Die Sprache(n) der Liebe. Mit den fünf Buchstaben des deutschen Wortes „Liebe“ schwingen eine Menge Erwartungen, Wünsche und vorgefasste Bilder mit. Fünf Sprachen der Liebe hat auch der amerikanische Autor und Paarberater Gary Chapman in seinem Buch festgehalten. Eine Sprache der Liebe ist „Lob & Anerkennung“ – verbal ausgedrückte Anerkennung, Dank und ausgesprochene Wertschätzung sind für viele Menschen eine Art, ihre Liebe zu zeigen.

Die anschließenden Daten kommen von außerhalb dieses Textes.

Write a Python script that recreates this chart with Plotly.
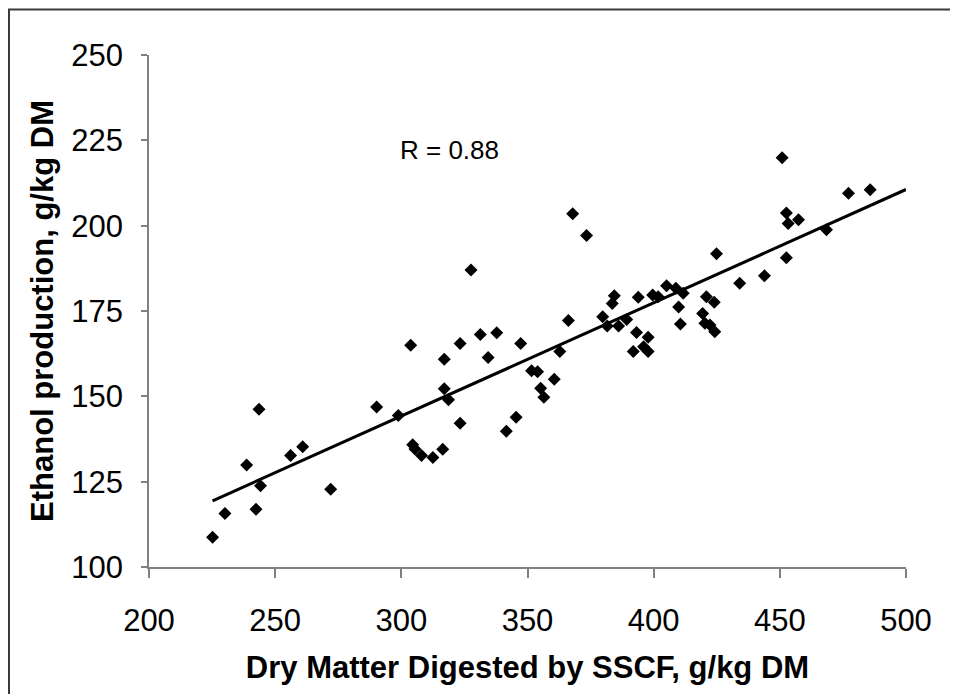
import plotly.graph_objects as go

# Data
dm_digested = [225.2, 230.1, 238.7, 242.4, 243.6, 244.2, 256.1, 260.9, 272.0, 290.2,
               298.8, 303.7, 304.5, 305.4, 308.0, 312.5, 316.4, 317.0, 317.0, 318.7,
               323.3, 323.3, 327.6, 331.3, 334.4, 337.8, 341.6, 345.5, 347.3, 351.6,
               354.0, 355.2, 356.5, 360.6, 362.8, 366.2, 367.9, 373.4, 379.8, 381.6,
               383.6, 384.4, 386.1, 389.3, 391.9, 393.2, 393.9, 396.0, 397.8, 397.8,
               399.6, 401.8, 405.1, 408.8, 409.9, 410.6, 411.7, 419.4, 420.3, 420.9,
               422.3, 424.0, 424.2, 424.9, 434.1, 443.9, 450.9, 452.6, 452.6, 453.3,
               457.4, 468.5, 477.2, 485.8]
ethanol = [108.7, 115.7, 129.9, 116.9, 146.2, 123.8, 132.7, 135.2, 122.8, 146.9,
           144.4, 165.0, 135.8, 134.6, 132.7, 132.1, 134.5, 160.9, 152.2, 149.0,
           165.5, 142.1, 187.0, 168.1, 161.4, 168.6, 139.8, 143.9, 165.5, 157.5,
           157.2, 152.4, 149.7, 155.0, 163.1, 172.2, 203.5, 197.1, 173.3, 170.6,
           177.2, 179.5, 170.6, 172.5, 163.1, 168.7, 179.0, 164.5, 167.3, 163.1,
           179.7, 179.2, 182.4, 181.7, 176.2, 171.2, 180.2, 174.3, 171.4, 179.2,
           170.9, 177.6, 168.9, 191.8, 183.1, 185.3, 219.9, 190.6, 203.7, 200.6,
           201.7, 198.8, 209.5, 210.5]
trend_x = [225.2, 500.0]
trend_y = [119.4, 210.6]
x_ticks = [200, 250, 300, 350, 400, 450, 500]
y_ticks = [100, 125, 150, 175, 200, 225, 250]
r_label = "R = 0.88"

FONT = "Liberation Sans, Arial, sans-serif"

fig = go.Figure()
fig.add_trace(go.Scatter(x=dm_digested, y=ethanol, mode="markers",
                         marker=dict(symbol="diamond", size=10, color="black",
                                     line=dict(width=0)),
                         showlegend=False, hoverinfo="x+y"))
fig.add_trace(go.Scatter(x=trend_x, y=trend_y, mode="lines",
                         line=dict(color="black", width=3),
                         showlegend=False, hoverinfo="skip"))

fig.add_annotation(x=318.9, y=222.2, xref="x", yref="y", text=r_label,
                   showarrow=False, font=dict(family=FONT, size=26, color="black"))

# outer frame (extends past the window on right and bottom)
fig.add_shape(type="rect", xref="paper", yref="paper",
              x0=(1 - 141) / 757, x1=1.3, y0=-0.5, y1=(559 - 1.5) / 512,
              line=dict(color="#3a3a3a", width=2), fillcolor="rgba(0,0,0,0)",
              layer="above")

fig.update_layout(
    width=950, height=686,
    margin=dict(l=141, r=52, t=47, b=127),
    paper_bgcolor="white", plot_bgcolor="white",
    font=dict(family=FONT, color="black"),
    xaxis=dict(range=[200, 500], tickvals=x_ticks, ticktext=[str(v) for v in x_ticks],
               showgrid=False, zeroline=False, showline=True, linecolor="#808080",
               linewidth=1.5, ticks="outside", ticklen=9, tickcolor="#808080",
               tickwidth=1.5, tickfont=dict(size=31, family=FONT, color="black"),
               ticklabelstandoff=16,
               title=dict(text="<b>Dry Matter Digested by SSCF, g/kg DM</b>",
                          font=dict(size=31, family=FONT, color="black"), standoff=19)),
    yaxis=dict(range=[100, 250], tickvals=y_ticks, ticktext=[str(v) for v in y_ticks],
               showgrid=False, zeroline=False, showline=True, linecolor="#808080",
               linewidth=1.5, ticks="outside", ticklen=6, tickcolor="#808080",
               tickwidth=1.5, tickfont=dict(size=31, family=FONT, color="black"),
               ticklabelstandoff=12,
               title=dict(text="<b>Ethanol production, g/kg DM</b>",
                          font=dict(size=31, family=FONT, color="black"), standoff=8)),
)

fig.write_html("out.html")
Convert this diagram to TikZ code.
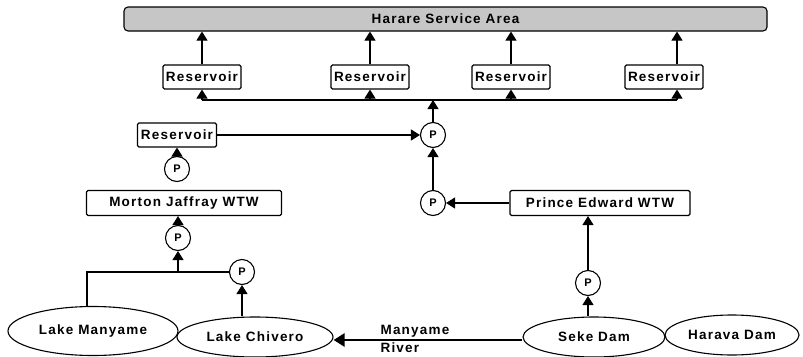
\documentclass[tikz,border=0pt]{standalone}
\usepackage{fontspec}
\setmainfont{Liberation Sans}
\newfontfamily\lblfont{Liberation Sans}[LetterSpace=9]
\usetikzlibrary{shapes.geometric,arrows.meta}
\begin{document}
\begin{tikzpicture}[x=1pt,y=-1pt,
  line width=1.1pt,
  every node/.style={font=\lblfont\bfseries\fontsize{13.5}{15}\selectfont, inner sep=0pt},
  box/.style={draw, rectangle, rounded corners=1.5pt, minimum height=24pt},
  resbox/.style={box, minimum width=78pt},
  lake/.style={draw, ellipse},
  pump/.style={draw, circle, minimum size=25pt, font=\lblfont\bfseries\fontsize{11}{12}\selectfont},
  arr/.style={-{Triangle[width=11pt,length=9pt]}},
  river/.style={line width=2.6pt, -{Triangle[width=13pt,length=11pt]}}]
\useasboundingbox (0,0) rectangle (803,356);

% service area bar
\node[draw, rectangle, rounded corners=4pt, fill=gray!45, minimum width=643pt, minimum height=24pt] (bar) at (445.5,19) {Harare Service Area};

% distribution reservoirs
\node[resbox] (res1) at (202,77) {Reservoir};
\node[resbox] (res2) at (370,77) {Reservoir};
\node[resbox] (res3) at (511,77) {Reservoir};
\node[resbox] (res4) at (664,77) {Reservoir};

% distribution main
\coordinate (j1) at (202,100);
\coordinate (j2) at (370,100);
\coordinate (j3) at (511,100);
\coordinate (j4) at (677,100);
\coordinate (jm) at (433,100);
\draw (j1) -- (j4);
\draw[arr] (j1) -- (res1.south);
\draw[arr] (j2) -- (res2.south);
\draw[arr] (j3) -- (res3.south);
\draw[arr] (j4) -- (j4 |- res4.south);
\draw[arr] (res1.north) -- (res1.north |- bar.south);
\draw[arr] (res2.north) -- (res2.north |- bar.south);
\draw[arr] (res3.north) -- (res3.north |- bar.south);
\draw[arr] (j4 |- res4.north) -- (j4 |- bar.south);

% booster pump and Morton Jaffray branch
\node[pump] (pT) at (433,135) {P};
\node[resbox, minimum width=79pt] (res5) at (177,135) {Reservoir};
\node[pump] (pR) at (177,169) {P};
\node[box, minimum width=195pt, minimum height=25pt] (mj) at (184,203) {Morton Jaffray WTW};
\node[pump] (pA) at (178,238) {P};
\node[pump] (pB) at (242,272) {P};
\coordinate (jn) at (178,272);

\draw[arr] (pT.north) -- (jm);
\draw[arr] (res5.east) -- (pT.west);
\draw[arr] (pR.north) -- (res5.south -| pR.north);
\draw[arr] (pA.north) -- (pA.north |- mj.south);
\draw[arr] (jn) -- (pA.south);

% Prince Edward branch
\node[box, minimum width=180pt, minimum height=25pt] (pe) at (600,203) {Prince Edward WTW};
\node[pump] (pE) at (433,203) {P};
\node[pump] (pS) at (588,283) {P};
\draw[arr] (pe.west) -- (pE.east);
\draw[arr] (pE.north) -- (pT.south);
\draw[arr] (pS.north) -- (pS.north |- pe.south);

% sources
\node[lake, minimum width=170pt, minimum height=49pt] (manyame) at (93,331) {Lake Manyame};
\node[lake, minimum width=156pt, minimum height=40pt] (chivero) at (255,337) {Lake Chivero};
\node[lake, minimum width=142pt, minimum height=40pt] (seke) at (594,337) {Seke Dam};
\node[lake, minimum width=134pt, minimum height=40pt] (harava) at (732,335) {Harava Dam};

\draw (manyame.north -| 87,0) |- (pB.west);
\draw[arr] (pB.south |- chivero.north) -- (pB.south);
\draw[arr] (pS.south |- seke.north) -- (pS.south);

% river link
\draw[river] ([yshift=-3pt]seke.west) -- ([yshift=-3pt]chivero.east);
\node[anchor=south west] (rivtop) at (380,338) {Manyame};
\node[anchor=north west] (rivbot) at (380,342) {River};
\end{tikzpicture}
\end{document}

Andere zeigen ihre Zuneigung zu ihrem Partner durch Zweisamkeit, bewusste Quality Time also, um mit dem Liebsten Zeit zu verbringen. Eine weitere Sprache der Liebe bezeichnet Chapman als „Geschenke, die von Herzen kommen“: Bewusst überlegt, worüber sich der Herzensmensch freut, kann ein wohl überlegtes Geschenk zeigen, wie sehr jemand mitdenkt, zuhört und die Wünsche des anderen kennt. Eine weitere Sprache der Liebe ist die Hilfsbereitschaft, die sich oft in kleinen Gesten und alltäglichen Aufmerksamkeiten zeigen. Ob es der frisch gemahlene Kaffee ans Bett serviert ist oder das ungebetene Öffnen der Tür, wenn man nach einem langen Arbeitstag nach Hause kommt. Unter Zärtlichkeit vereint Chapman die letzte Sprache der Liebe, zärtliche Berührungen, Händchenhalten und im Vorbeigehen ein Kuss auf die Schulter: So verstehen manche Menschen am besten die Liebe des Gegenübers. Auch wenn die Sprachen der Liebe wohl facettenreicher in all ihren Nuancen sind, so wohnt dem Gedanken doch eine wichtige Botschaft inne: Jeder versteht die Liebe und Zuneigung des Gegenübers über andere Kanäle. Ob in einem Strauß voller Rosen, in einem flüchtigen In- die-Wange-Kneifen, ob mit einer Schachtel Lieblingspralinen oder der ungeteilten Aufmerksamkeit bei einem Gespräch: Erst wenn wir die Sprache unserer Liebsten erkennen, die Gesten, Geschenke oder großen Worte als Bezeugung der Liebe wahrnehmen, können wir diese Sprache auch verstehen. Am Ende des Tages sind die Beziehungen so verschieden wie wir Menschen, und zwischen dem Sichund das Gegenüber-sein-Lassen zeigt die Liebe viele ihrer Facetten: liebevolles Verständnis, unermüdliche Geduld, tiefes Vertrauen und Respekt, der uns auch in Ausnahmesituationen erhalten bleiben sollte.